Epigenetic silencing of CRABP2 and MX1 in head and neck tumors

Abstract

Head and neck squamous cell carcinoma (HNSCC) is a heterogeneous disease affecting the epithelium of the oral cavity, pharynx and larynx. Conditions of most patients are diagnosed at late stages of the disease, and no sensitive and specific predictors of aggressive behavior have been identified yet. Therefore, early detection and prognostic biomarkers are highly desirable for a more rational management of the disease. Hypermethylation of CpG islands is one of the most important epigenetic mechanisms that leads to gene silencing in tumors and has been extensively used for the identification of biomarkers. In this study, we combined rapid subtractive hybridization and microarray analysis in a hierarchical manner to select genes that are putatively reactivated by the demethylating agent 5-aza-2'-deoxycytidine (5Aza-dC) in HNSCC cell lines (FaDu, UM-SCC-14A, UM-SCC-17A, UM-SCC-38A). This combined analysis identified 78 genes, 35 of which were reactivated in at least 2 cell lines and harbored a CpG island at their 5' region. Reactivation of 3 of these 35 genes (CRABP2, MX1, and SLC15A3) was confirmed by quantitative real-time polymerase chain reaction (PCR; fold change, >or=3). Bisulfite sequencing of their CpG islands revealed that they are indeed differentially methylated in the HNSCC cell lines. Using methylation-specific PCR, we detected a higher frequency of CRABP2 (58.1% for region 1) and MX1 (46.3%) hypermethylation in primary HNSCC when compared with lymphocytes from healthy individuals.
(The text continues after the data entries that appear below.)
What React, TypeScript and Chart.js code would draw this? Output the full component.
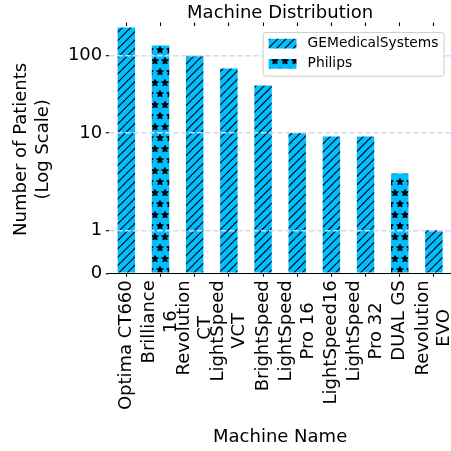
import React, { useEffect, useRef } from 'react';
import { Chart, registerables, LinearScale, CategoryScale } from 'chart.js';

// ---------------- data ----------------
const machineNames = [
  'Optima CT660',
  'Brilliance\n16',
  'Revolution\nCT',
  'LightSpeed\nVCT',
  'BrightSpeed',
  'LightSpeed\nPro 16',
  'LightSpeed16',
  'LightSpeed\nPro 32',
  'DUAL GS',
  'Revolution\nEVO',
];
const geValues = [231, null, 100, 68, 41, 10, 9, 9, null, 1];
const philipsValues = [null, 135, null, null, null, null, null, null, 3, null];
const seriesNames = ['GEMedicalSystems', 'Philips'];
const yTickValues = [0, 1, 10, 100];
const yMax = 245;
const chartTitle = 'Machine Distribution';
const xTitle = 'Machine Name';
const yTitle = ['Number of Patients', '(Log Scale)'];

// ---------------- symlog scale ----------------
const LINTHRESH = 2;
const LINSCALE_ADJ = 1 / (1 - 1 / 10);
function symlog(v: number) {
  const a = Math.abs(v);
  if (a <= LINTHRESH) return v * LINSCALE_ADJ;
  return Math.sign(v) * LINTHRESH * (LINSCALE_ADJ + Math.log10(a / LINTHRESH));
}
function invSymlog(t: number) {
  const a = Math.abs(t);
  if (a <= LINTHRESH * LINSCALE_ADJ) return t / LINSCALE_ADJ;
  return Math.sign(t) * LINTHRESH * Math.pow(10, a / LINTHRESH - LINSCALE_ADJ);
}

class SymlogScale extends (LinearScale as any) {
  static id = 'symlog';
  static defaults = (LinearScale as any).defaults;
  buildTicks() {
    return yTickValues.filter((v) => v >= this.min && v <= this.max).map((v) => ({ value: v }));
  }
  configure() {
    super.configure();
    this._tStart = symlog(this.min);
    this._tRange = symlog(this.max) - symlog(this.min);
  }
  getPixelForValue(value: any) {
    if (value === null || value === undefined || isNaN(value)) return NaN;
    return this.getPixelForDecimal((symlog(value) - this._tStart) / this._tRange);
  }
  getValueForPixel(pixel: number) {
    return invSymlog(this.getDecimalForPixel(pixel) * this._tRange + this._tStart);
  }
}

// category scale whose rotated multi-line labels are centred like matplotlib's
class CenteredCategoryScale extends (CategoryScale as any) {
  static id = 'centeredCategory';
  static defaults = (CategoryScale as any).defaults;
  _calculatePadding(first: any, last: any, sin: number, cos: number) {
    super._calculatePadding(first, last, sin, cos);
    this.paddingLeft = 0;
    this.paddingRight = 0;
  }
  _computeLabelItems(chartArea: any) {
    const items = super._computeLabelItems(chartArea);
    const ctx = this.ctx;
    for (const item of items) {
      const lines = Array.isArray(item.label) ? item.label : [item.label];
      ctx.save();
      ctx.font = item.font.string;
      const w = Math.max(...lines.map((l: any) => ctx.measureText(String(l)).width));
      ctx.restore();
      const lh = item.font.lineHeight;
      const [tx, ty] = item.options.translation;
      item.options.translation = [tx - ((lines.length - 1) * lh) / 2, ty + w / 2];
      item.options.textAlign = 'center';
    }
    return items;
  }
}

Chart.register(...registerables, SymlogScale as any, CenteredCategoryScale as any);
Chart.defaults.font.family = "'DejaVu Sans', sans-serif";
Chart.defaults.font.size = 18;
Chart.defaults.color = '#000';

const BAR_BLUE = '#00BFFF';

function makeHatch() {
  const c = document.createElement('canvas');
  c.width = 25;
  c.height = 25;
  const g = c.getContext('2d')!;
  g.fillStyle = BAR_BLUE;
  g.fillRect(0, 0, 25, 25);
  g.strokeStyle = '#000';
  g.lineWidth = 1.1;
  for (let k = 0; k <= 6; k++) {
    const cc = (k * 25) / 3;
    g.beginPath();
    g.moveTo(cc, 0);
    g.lineTo(cc - 25, 25);
    g.stroke();
  }
  return g.createPattern(c, 'repeat')!;
}

function drawStar(g: CanvasRenderingContext2D, cx: number, cy: number, R: number, r: number) {
  g.beginPath();
  for (let i = 0; i < 10; i++) {
    const rad = i % 2 === 0 ? R : r;
    const a = -Math.PI / 2 + (i * Math.PI) / 5;
    g.lineTo(cx + rad * Math.cos(a), cy + rad * Math.sin(a));
  }
  g.closePath();
  g.fill();
  g.stroke();
}

function makeStars() {
  const c = document.createElement('canvas');
  c.width = 10;
  c.height = 22;
  const g = c.getContext('2d')!;
  g.fillStyle = BAR_BLUE;
  g.fillRect(0, 0, 10, 22);
  g.fillStyle = '#000';
  g.strokeStyle = '#000';
  g.lineWidth = 0.9;
  g.lineJoin = 'miter';
  const pts = [
    [0, 6],
    [5, 17],
  ];
  for (const [x, y] of pts) {
    for (const dx of [-10, 0, 10]) {
      for (const dy of [-22, 0, 22]) {
        drawStar(g, x + dx, y + dy, 3.6, 1.7);
      }
    }
  }
  return g.createPattern(c, 'repeat')!;
}

const boxLegend = {
  id: 'boxLegend',
  afterDraw(chart: any) {
    const { ctx, chartArea } = chart;
    const fs = 13.9;
    const pad = 0.4 * fs;
    const handleLen = 2 * fs;
    const handleH = 0.7 * fs;
    const textPad = 0.8 * fs;
    const axPad = 0.5 * fs;
    const rowH = 20.2;
    ctx.save();
    ctx.font = `13.8px 'DejaVu Sans', sans-serif`;
    const items = chart.data.datasets.map((ds: any) => ({ label: ds.label, fill: ds.backgroundColor }));
    const textW = Math.max(...items.map((it: any) => ctx.measureText(it.label).width));
    const w = pad + handleLen + textPad + textW + pad;
    const h = 43.7;
    const x = chartArea.right - axPad - w;
    const y = chartArea.top + axPad;
    ctx.beginPath();
    ctx.roundRect(x, y, w, h, 2.8);
    ctx.fillStyle = 'rgba(255,255,255,0.8)';
    ctx.fill();
    ctx.strokeStyle = '#cccccc';
    ctx.lineWidth = 1;
    ctx.stroke();
    items.forEach((it: any, i: number) => {
      const cy = y + 11.2 + i * rowH;
      ctx.fillStyle = it.fill;
      ctx.fillRect(x + pad, cy - handleH / 2, handleLen, handleH);
      ctx.fillStyle = '#000';
      ctx.textBaseline = 'middle';
      ctx.textAlign = 'left';
      ctx.fillText(it.label, x + pad + handleLen + textPad, cy);
    });
    ctx.restore();
  },
};

export default function App() {
  const ref = useRef<HTMLCanvasElement>(null);
  useEffect(() => {
    const canvas = ref.current!;
    const gePattern = makeHatch();
    const phPattern = makeStars();
    const chart = new Chart(canvas, {
      type: 'bar',
      data: {
        labels: machineNames.map((n) => n.split('\n')),
        datasets: [
          {
            label: seriesNames[0],
            data: geValues,
            backgroundColor: gePattern,
            borderWidth: 0,
            grouped: false,
            barPercentage: 0.51,
            categoryPercentage: 1,
          },
          {
            label: seriesNames[1],
            data: philipsValues,
            backgroundColor: phPattern,
            borderWidth: 0,
            grouped: false,
            barPercentage: 0.51,
            categoryPercentage: 1,
          },
        ],
      } as any,
      options: {
        animation: false,
        responsive: false,
        events: [],
        layout: { padding: { left: 0, right: 0, top: 0, bottom: 0 } },
        plugins: {
          legend: { display: false },
          tooltip: { enabled: false },
          title: {
            display: true,
            text: chartTitle,
            fullSize: false,
            color: '#000',
            font: { size: 18, weight: 'normal', lineHeight: 1 },
            padding: { top: 4.5, bottom: 0 },
          },
        },
        scales: {
          x: {
            type: 'centeredCategory',
            position: 'bottom',
            offset: true,
            grid: {
              offset: false,
              drawOnChartArea: false,
              tickLength: 3.5,
              tickColor: '#000',
              tickWidth: 1.1,
            },
            border: { display: true, color: '#000', width: 1.1 },
            ticks: {
              minRotation: 90,
              maxRotation: 90,
              autoSkip: false,
              padding: 3.5,
              color: '#000',
              font: { size: 18 },
            },
            title: {
              display: true,
              text: xTitle,
              color: '#000',
              font: { size: 18 },
              padding: { top: 12.6, bottom: 3.2 },
            },
          },
          x2: {
            type: 'category',
            position: 'top',
            offset: true,
            grid: {
              offset: false,
              drawOnChartArea: false,
              tickLength: 3,
              tickColor: '#000',
              tickWidth: 1.1,
            },
            border: { display: false },
            ticks: { display: false },
          },
          y: {
            type: 'symlog',
            position: 'left',
            min: 0,
            max: yMax,
            grid: {
              color: (c: any) => (c.tick && c.tick.value === 0 ? 'rgba(0,0,0,0)' : '#d8d8f0'),
              lineWidth: 1.4,
              tickLength: 3.5,
              tickColor: '#000',
              tickWidth: 1.1,
              z: 1,
            },
            border: { display: false, dash: [5.5, 2.5] },
            ticks: {
              padding: 3.5,
              color: '#000',
              font: { size: 18 },
              callback: (v: any) => String(v),
            },
            title: {
              display: true,
              text: yTitle,
              color: '#000',
              font: { size: 18 },
              padding: { top: 10.7, bottom: 10.5 },
            },
          },
        },
      } as any,
      plugins: [boxLegend],
    });
    return () => chart.destroy();
  }, []);
  return (
    <div style={{ position: 'fixed', left: 0, top: 0, width: 451, height: 451, background: '#fff' }}>
      <canvas ref={ref} width={451} height={451} style={{ display: 'block' }} />
    </div>
  );
}
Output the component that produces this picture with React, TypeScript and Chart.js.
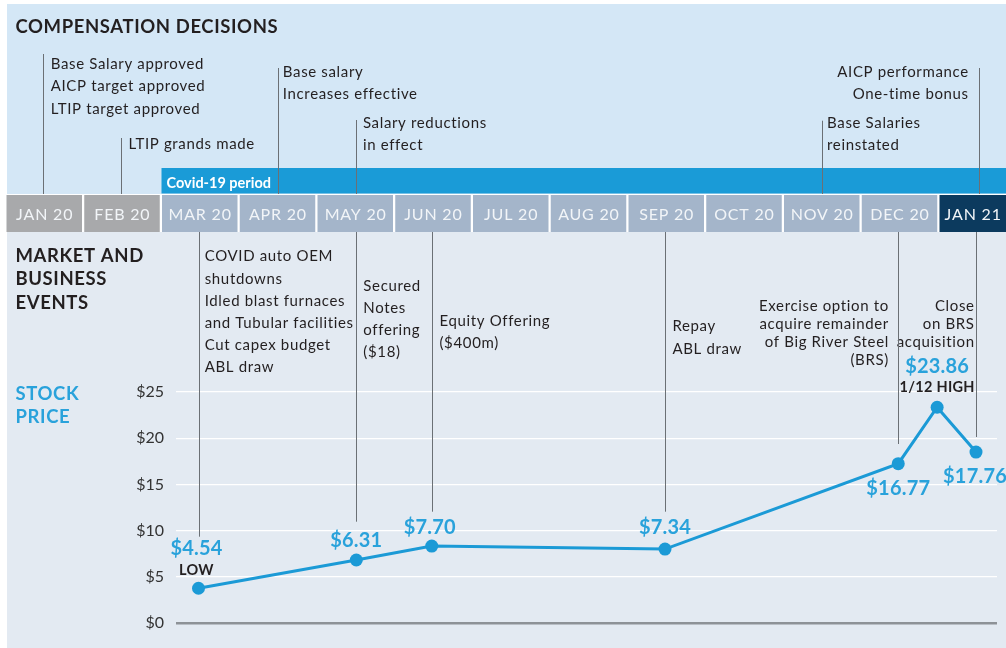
import React, { useEffect, useRef } from "react";
import { Chart, registerables } from "chart.js";

Chart.register(...registerables);

// ---------- DATA ----------
const months = ["JAN 20", "FEB 20", "MAR 20", "APR 20", "MAY 20", "JUN 20", "JUL 20", "AUG 20", "SEP 20", "OCT 20", "NOV 20", "DEC 20", "JAN 21"];
const monthTone = ["gray", "gray", "blue", "blue", "blue", "blue", "blue", "blue", "blue", "blue", "blue", "blue", "navy"];
const covidStartMonth = 2;
const covidLabel = "Covid-19 period";

const priceX = [2, 4.03, 5, 8, 11, 11.5, 12];
const priceY = [3.76, 6.82, 8.33, 8.0, 17.24, 23.35, 18.5];
const priceLabels = ["$4.54", "$6.31", "$7.70", "$7.34", "$16.77", "$23.86", "$17.76"];
const priceNotes = ["LOW", "", "", "", "", "1/12 HIGH", ""];

const yTicks = [0, 5, 10, 15, 20, 25];
const yTickLabels = ["$0", "$5", "$10", "$15", "$20", "$25"];

const compX = [0, 1, 3.02, 4.03, 10.02, 12.04];
const compText = [
  ["Base Salary approved", "AICP target approved", "LTIP target approved"],
  ["LTIP grands made"],
  ["Base salary", "Increases effective"],
  ["Salary reductions", "in effect"],
  ["Base Salaries", "reinstated"],
  ["AICP performance", "One-time bonus"],
];

const marketX = [2, 4.03, 5, 8, 11, 12];
const marketText = [
  ["COVID auto OEM", "shutdowns", "Idled blast furnaces", "and Tubular facilities", "Cut capex budget", "ABL draw"],
  ["Secured", "Notes", "offering", "($18)"],
  ["Equity Offering", "($400m)"],
  ["Repay", "ABL draw"],
  ["Exercise option to", "acquire remainder", "of Big River Steel", "(BRS)"],
  ["Close", "on BRS", "acquisition"],
];

const titleComp = "COMPENSATION DECISIONS";
const titleMarket = ["MARKET AND", "BUSINESS", "EVENTS"];
const titleStock = ["STOCK", "PRICE"];

// ---------- LAYOUT / STYLE ----------
const W = 1006;
const H = 648;
const X0 = 43; // pixel of month 0
const XS = 77.75; // pixels per month
const PLOT_L = 176;
const PLOT_R = 997;
const PLOT_T = 392;
const PLOT_B = 623;

const FONT = "Lato, 'Open Sans', sans-serif";
const C = {
  topBg: "#D4E7F6",
  lowBg: "#E3EAF2",
  covid: "#1A9BD7",
  gray: "#A8A9AB",
  blue: "#A4B5CA",
  navy: "#0C3A5E",
  monthText: "#F2F5F8",
  text: "#231F20",
  accent: "#29A2DB",
  vline: "#6B7075",
  grid: "#FFFFFF",
  zero: "#8D9297",
  line: "#1B9AD6",
};

// comp annotation layout: line top, text dx, first baseline, align
const compLayout = [
  { top: 54, dx: 7.7, base: 69, align: "left" },
  { top: 138, dx: 7.7, base: 149, align: "left" },
  { top: 68, dx: 5, base: 77, align: "left" },
  { top: 120, dx: 6.6, base: 128, align: "left" },
  { top: 120.7, dx: 5, base: 128, align: "left" },
  { top: 68, dx: -11, base: 77, align: "right" },
];
const compLH = 22.3;

const marketLayout = [
  { bottom: 536.7, dx: 6.2, base: 261.3, lh: 22.2, align: "left" },
  { bottom: 521.7, dx: 7, base: 290.5, lh: 22, align: "left" },
  { bottom: 511.7, dx: 7.7, base: 325.5, lh: 22, align: "left" },
  { bottom: 511.7, dx: 7.4, base: 331, lh: 22.5, align: "left" },
  { bottom: 444, dx: -10, base: 311, lh: 18, align: "right" },
  { bottom: 437, dx: -2, base: 311, lh: 18, align: "right" },
];

const labelDy = [-33, -13.3, -12, -15, 31.3, -34, 31.3];
const labelDx = [-2, 0, -2, 0, 0, 0, -1];
const noteDy = [-13.3, 0, 0, 0, 0, -15, 0];

function setSpacing(ctx: any, s: string) {
  try {
    ctx.letterSpacing = s;
  } catch (e) {
    /* ignore */
  }
}

function drawLines(ctx: CanvasRenderingContext2D, lines: string[], x: number, y: number, lh: number, align: CanvasTextAlign) {
  ctx.textAlign = align;
  lines.forEach((t, i) => ctx.fillText(t, x, y + i * lh));
}

const infographic = {
  id: "infographic",
  beforeDraw(chart: any) {
    const ctx: CanvasRenderingContext2D = chart.ctx;
    const xs = chart.scales.x;
    const px = (v: number) => xs.getPixelForValue(v);
    ctx.save();
    ctx.fillStyle = "#FFFFFF";
    ctx.fillRect(0, 0, W, H);
    ctx.fillStyle = C.topBg;
    ctx.fillRect(7, 4, W - 7, 190);
    ctx.fillStyle = C.lowBg;
    ctx.fillRect(7, 232, W - 7, H - 232);

    // covid bar
    const cx = px(covidStartMonth) - 37;
    ctx.fillStyle = C.covid;
    ctx.fillRect(cx, 168, W - cx, 25.5);
    ctx.fillStyle = "#FFFFFF";
    ctx.font = `bold 14.5px ${FONT}`;
    setSpacing(ctx, "0px");
    ctx.textAlign = "left";
    ctx.textBaseline = "alphabetic";
    ctx.fillText(covidLabel, cx + 5, 187.5);

    // month cells
    setSpacing(ctx, "0.8px");
    months.forEach((m, i) => {
      const l = px(i) - 36.5;
      const r = i === months.length - 1 ? W : px(i) + 39;
      const tone = monthTone[i];
      ctx.fillStyle = tone === "gray" ? C.gray : tone === "navy" ? C.navy : C.blue;
      ctx.fillRect(l, 195, r - l, 37);
      ctx.fillStyle = C.monthText;
      ctx.font = `16px ${FONT}`;
      ctx.textAlign = "center";
      ctx.fillText(m, (l + Math.min(r, px(i) + 39)) / 2 + 0.4, 220);
    });

    // compensation lines
    ctx.strokeStyle = C.vline;
    ctx.lineWidth = 1;
    compX.forEach((v, i) => {
      const x = Math.round(px(v)) + 0.5;
      ctx.beginPath();
      ctx.moveTo(x, compLayout[i].top);
      ctx.lineTo(x, 194);
      ctx.stroke();
    });

    // headings
    ctx.fillStyle = C.text;
    ctx.font = `bold 18.5px ${FONT}`;
    setSpacing(ctx, "0.6px");
    ctx.textAlign = "left";
    ctx.fillText(titleComp, 15.5, 33.3);
    drawLines(ctx, titleMarket, 15.5, 261.5, 23.5, "left");
    ctx.fillStyle = C.accent;
    drawLines(ctx, titleStock, 15.5, 400, 23.3, "left");

    // compensation texts
    ctx.fillStyle = C.text;
    ctx.font = `15px ${FONT}`;
    setSpacing(ctx, "0.65px");
    compText.forEach((lines, i) => {
      const L = compLayout[i];
      const adj = L.align === "right" ? 0.65 : 0;
      drawLines(ctx, lines, px(compX[i]) + L.dx + adj, L.base, compLH, L.align as CanvasTextAlign);
    });

    // market texts
    marketText.forEach((lines, i) => {
      const L = marketLayout[i];
      const adj = L.align === "right" ? 0.65 : 0;
      drawLines(ctx, lines, px(marketX[i]) + L.dx + adj, L.base, L.lh, L.align as CanvasTextAlign);
    });
    ctx.restore();
  },
  beforeDatasetsDraw(chart: any) {
    const ctx: CanvasRenderingContext2D = chart.ctx;
    const xs = chart.scales.x;
    ctx.save();
    ctx.strokeStyle = C.vline;
    ctx.lineWidth = 1;
    marketX.forEach((v, i) => {
      const x = Math.round(xs.getPixelForValue(v)) + 0.5;
      ctx.beginPath();
      ctx.moveTo(x, 232);
      ctx.lineTo(x, marketLayout[i].bottom);
      ctx.stroke();
    });
    ctx.restore();
  },
  afterDatasetsDraw(chart: any) {
    const ctx: CanvasRenderingContext2D = chart.ctx;
    const meta = chart.getDatasetMeta(0);
    ctx.save();
    ctx.textAlign = "center";
    ctx.textBaseline = "alphabetic";
    meta.data.forEach((pt: any, i: number) => {
      ctx.fillStyle = C.accent;
      ctx.font = `bold 20px ${FONT}`;
      setSpacing(ctx, "0.2px");
      ctx.fillText(priceLabels[i], pt.x + labelDx[i], pt.y + labelDy[i]);
      if (priceNotes[i]) {
        ctx.fillStyle = C.text;
        ctx.font = `bold 14.5px ${FONT}`;
        setSpacing(ctx, "0.3px");
        ctx.fillText(priceNotes[i], pt.x + labelDx[i], pt.y + noteDy[i]);
      }
    });
    ctx.restore();
  },
};

export default function App() {
  const ref = useRef<HTMLCanvasElement | null>(null);
  useEffect(() => {
    document.body.style.margin = "0";
    if (!ref.current) return;
    const chart = new Chart(ref.current, {
      type: "line",
      data: {
        datasets: [
          {
            data: priceX.map((x, i) => ({ x, y: priceY[i] })),
            borderColor: C.line,
            borderWidth: 3,
            pointRadius: 6.5,
            pointBackgroundColor: C.line,
            pointBorderWidth: 0,
            tension: 0,
            clip: false as any,
          },
        ],
      },
      options: {
        animation: false,
        responsive: false,
        devicePixelRatio: 1,
        events: [],
        layout: { padding: { left: 0, right: W - PLOT_R, top: PLOT_T, bottom: H - PLOT_B }, autoPadding: false } as any,
        plugins: { legend: { display: false }, tooltip: { enabled: false } },
        scales: {
          x: {
            type: "linear",
            min: (PLOT_L - X0) / XS,
            max: (PLOT_R - X0) / XS,
            display: false,
          },
          y: {
            min: 0,
            max: 25,
            afterFit: (s: any) => {
              s.width = PLOT_L;
            },
            border: { display: false },
            grid: {
              drawTicks: false,
              color: (c: any) => (c.tick && c.tick.value === 0 ? C.zero : C.grid),
              lineWidth: (c: any) => (c.tick && c.tick.value === 0 ? 2.5 : 1.3),
            },
            ticks: {
              stepSize: 5,
              padding: 12,
              color: "#333333",
              font: { family: FONT, size: 16 },
              callback: (v: any) => {
                const k = yTicks.indexOf(Number(v));
                return k >= 0 ? yTickLabels[k] : "";
              },
            },
          },
        },
      },
      plugins: [infographic],
    });
    return () => chart.destroy();
  }, []);
  return <canvas ref={ref} width={W} height={H} style={{ display: "block" }} />;
}
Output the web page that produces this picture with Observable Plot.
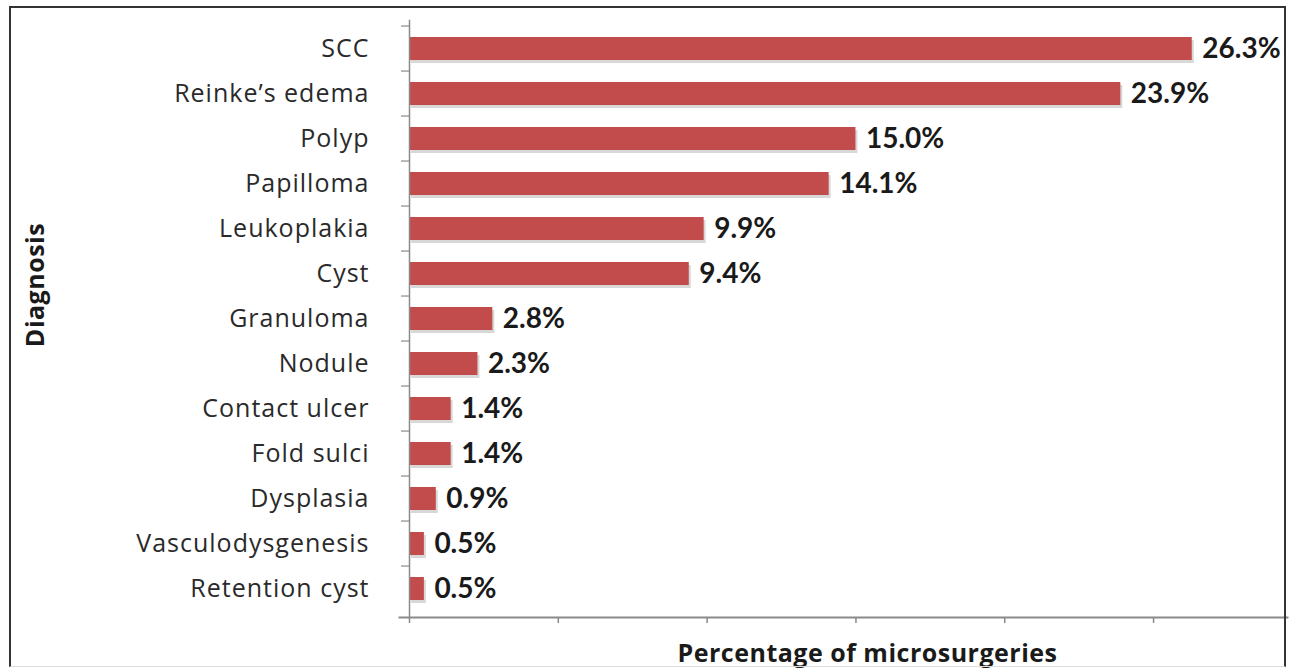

Finally, absence of the CRABP2 protein was associated with decreased disease-free survival rates, supporting a potential use of CRABP2 expression as a prognostic biomarker for HNSCC patients.

Figure 1

Flowchart for the identification of differentially methylated genes in HNSCC cell lines. FaDu cell line was treated with 5Aza-dC, and purified mRNA was used to construct RaSH cDNA libraries. A set of 151 nonredundant genes was used to prepare an enriched cDNA platform for microarray analysis. A total of 48 genes were reactivated in at least two cell lines. From them, 35 genes harboring a CpG island located at their 5′ region were submitted to qRT-PCR. Up-regulation of gene expression by 5Aza-dC was confirmed for three genes. Bisulfite sequencing revealed three differentially methylated genes.

Figure 2

A representative result of bisulfite sequencing. Each panel represents a schematic representation of the genome structure of each gene including their 5′ CpG islands. Exons and untranslated regions are represented by filled or open boxes, respectively. The transcription initiation site is represented by +1. Expanded view shows the position of CpG islands and the region analyzed by bisulfite sequencing. Vertical marks represent individual CpG dinucleotides and their spacing accurately reflects the CpG density of the region. MSP primers are represented by horizontal arrows in the panels. Primer sets M and U were designed for the same CpG dinucleotide (indicated by an asterisk). Methylation profiles of the treated (5Aza-dC) and untreated (mock) cell lines are indicated in the lower part of the panels. Each row represents one sequenced clone, and open and filled circles represent unmethylated and methylated CpG dinucleotides, respectively. (A) Bisulfite sequencing of CRABP2 in the FaDu cell line. (B) Bisulfite sequencing of MX1 in the FaDu and UM-SCC-14A cell lines. (C) Bisulfite sequencing of SLC15A3 in the FaDu and UM-SCC-38A cell lines.

Figure 3

MSP analysis of CRABP2 and MX1 genes. Representative results of MSP analysis of CRABP2 and MX1 genes in the FaDu cell line and five different HNSCC samples. Methylated tumors are indicated with asterisks. The lanes indicated by M and U correspond to the products amplified by MSP primer sets specific for methylated and unmethylated DNA, respectively. In vitro methylated DNA (IVD) and normal human peripheral lymphocytes (NL) were used as positive and negative methylation controls, respectively. (A) MSP of CRABP2 R1. (B) MSP of CRABP2 R2. (C) MSP of MX1.

Figure 4

CRABP2 protein immunostaining patterns. Representative immunostainings of (A) morphologically normal epithelium and (–BD) HNSCC samples for CRABP2. Chromogenic detection (brown precipitate) counterstained with hematoxylin. Original magnifications: A, x200 (A); B–D, x400. Staining was scored as negative (B), weakly positive (C), or strongly positive (D).

Figure 5

Kaplan-Meier disease-free survival estimates from 73 patients for CRABP2 expression. Continuous and dashed lines depict patients with positive (weak and strong) or negative CRABP2 expression (P = .0531), respectively.